Lang2 abstract external entity

Language is also a countable noun in English, as in ‘the English language’ or ‘the Chinese language’. There are discrete entities called ‘English’ and ‘Chinese’, codified in the rules of a grammar book and the entries of a dictionary and sometimes controlled through an institution such as the French Academy. Often this sense refers to a prestige ‘standard’ variety of the language spoken by a minority of people and jealously guarded against dialectal forms and historical shift, as witness the perpetual defence of standard English against the barbarians in books such as Truss (2003). Chiefly this standard is seen as the written language rather than the spoken; the exception is the question of accent, usually defined in terms of the status speakers of a class and regional variety of the language such as British Received Pronunciation (RP) rather than Geordie or Parisian French rather than Geneva French.
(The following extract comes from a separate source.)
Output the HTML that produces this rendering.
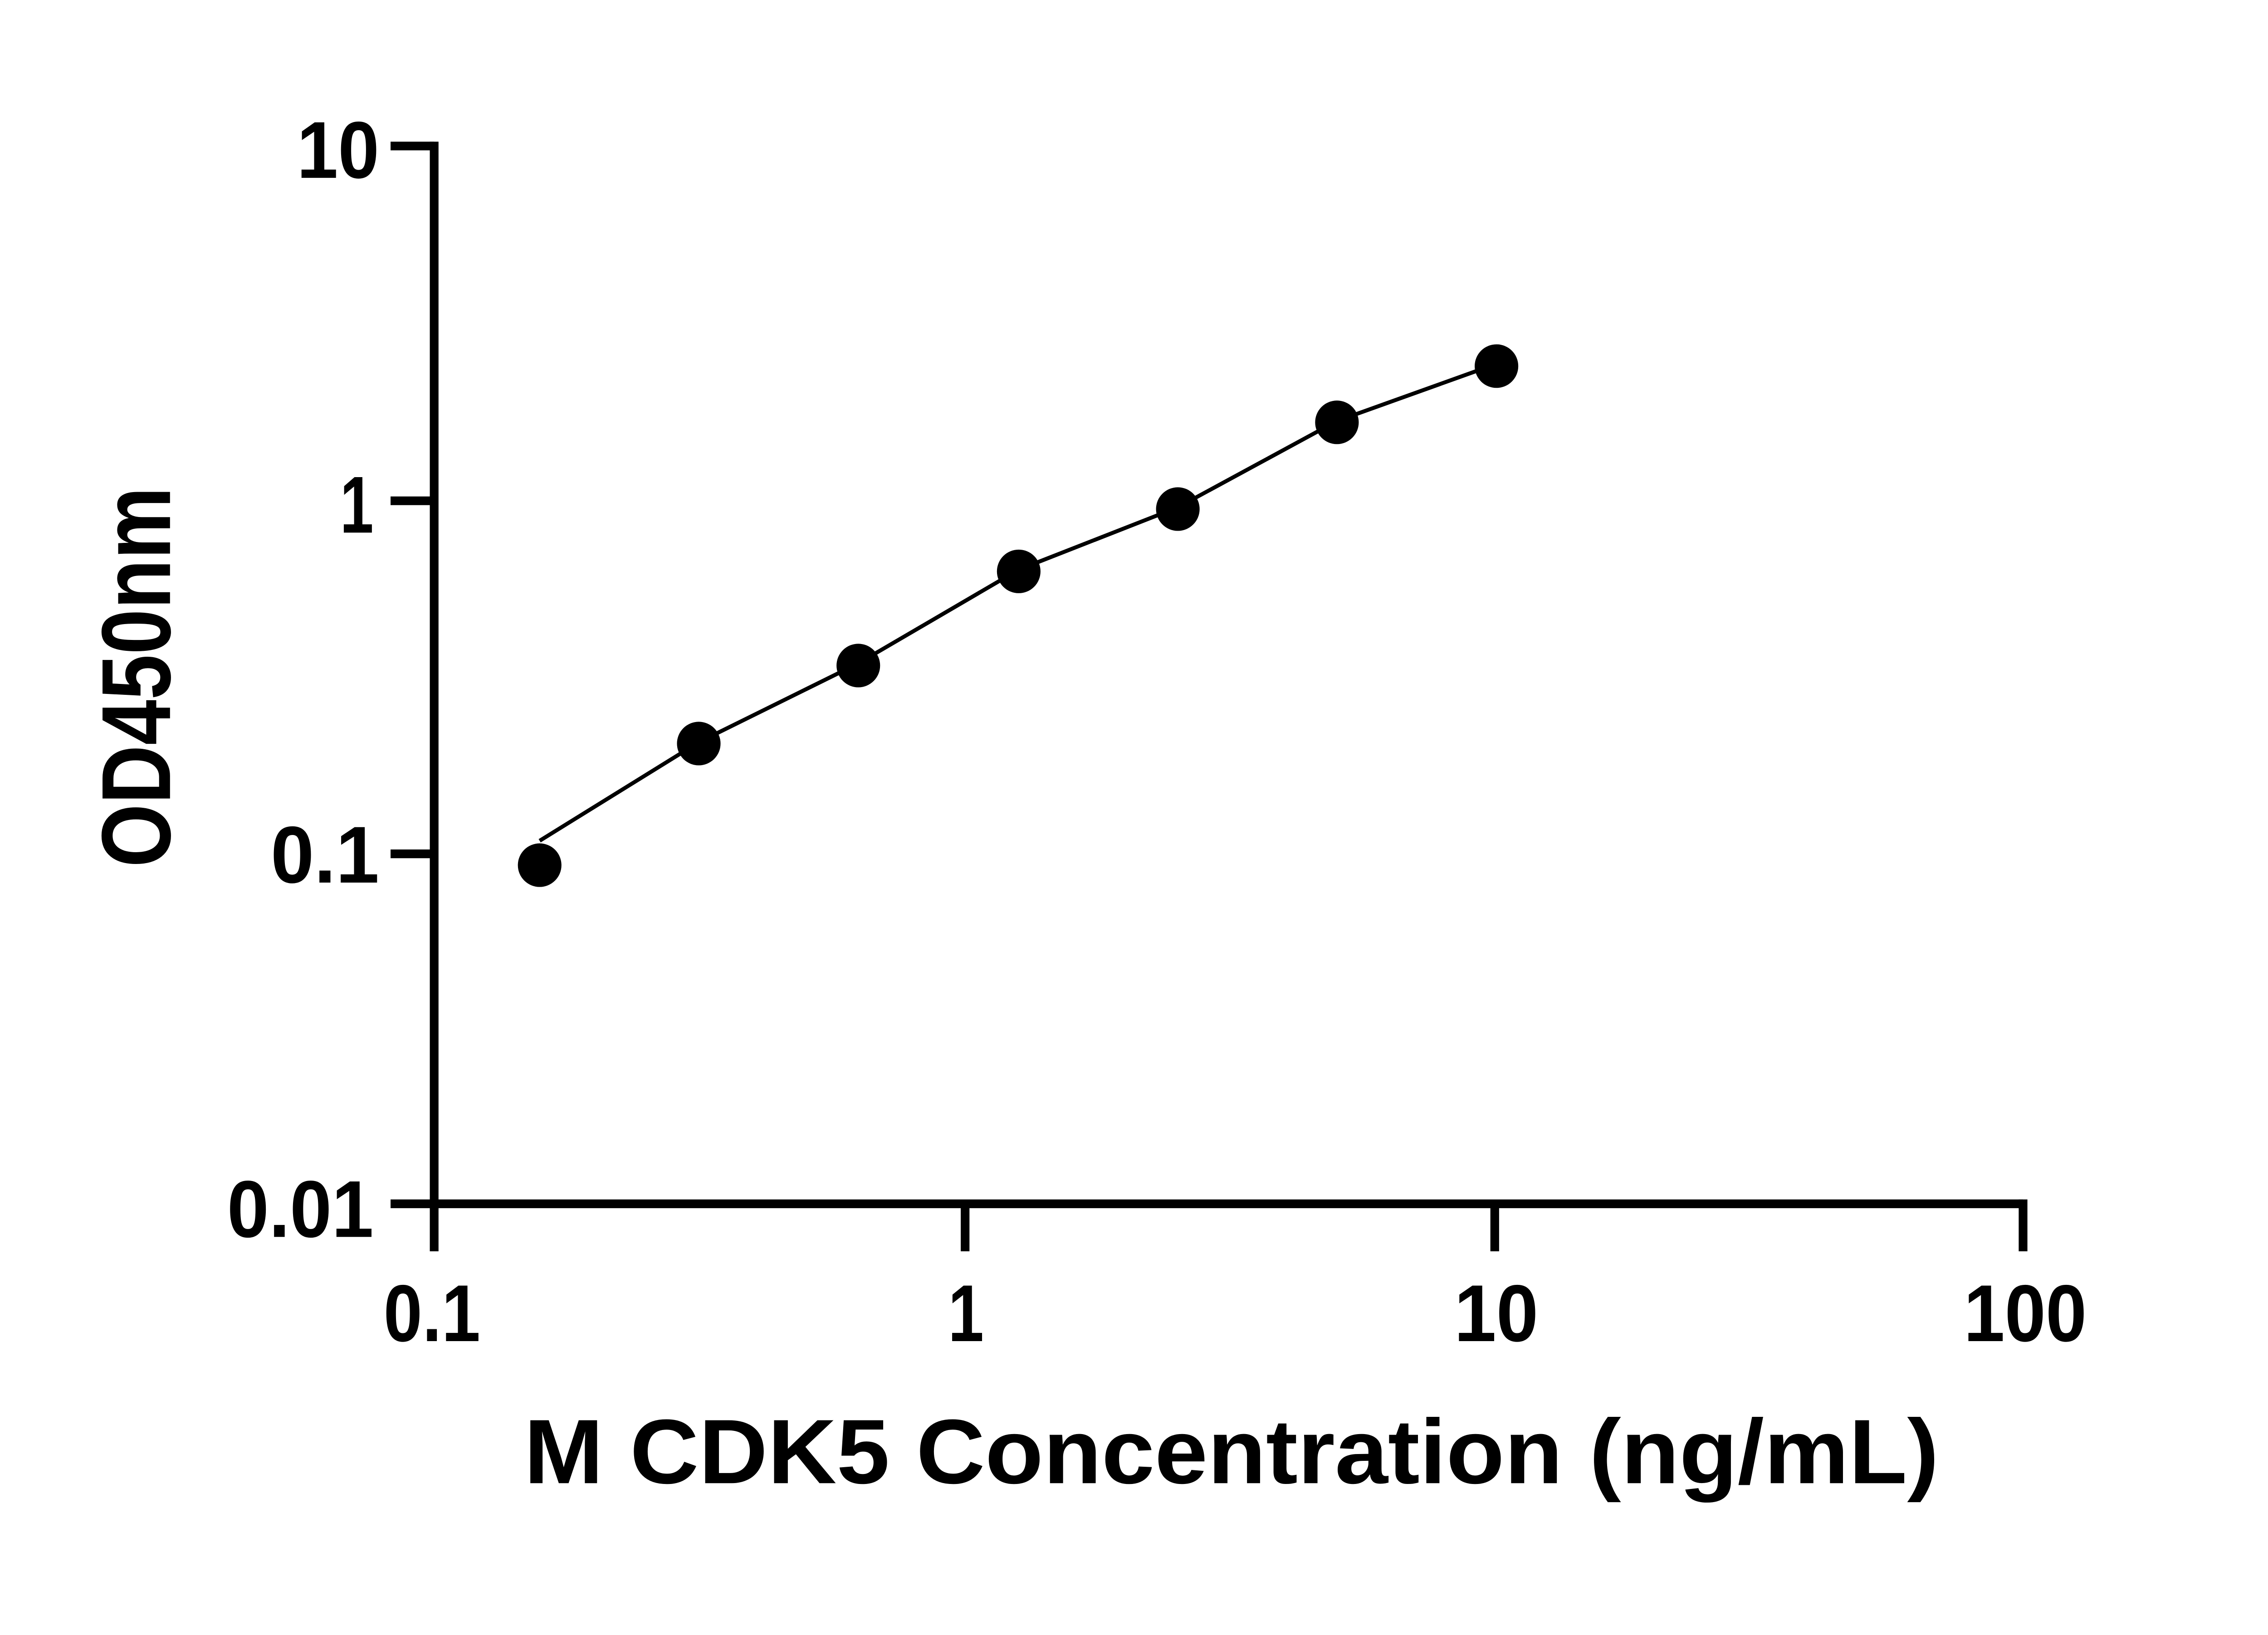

English in this sense is no concern of the person in the street but belongs to the cultivated elite living in the capital city of an ex-colonial power. Yet no single person actually knows a language in this sense – the Oxford English Dictionary has some 650 thousand entries of which no speaker of English knows more than a fraction. While the institutional object of language bears some relationship to what people know it is more like that between the ideal model of driving laid down in the UK Highway Code and an individual’s behaviour driving to work in the morning. In some ways Lang2 represents the maximum that a speaker of a standard variety of a language could know, rather than the small amount that any actual individual knows or the variations in any individual’s speech due to age, region, class and all the other sociolinguistic variables.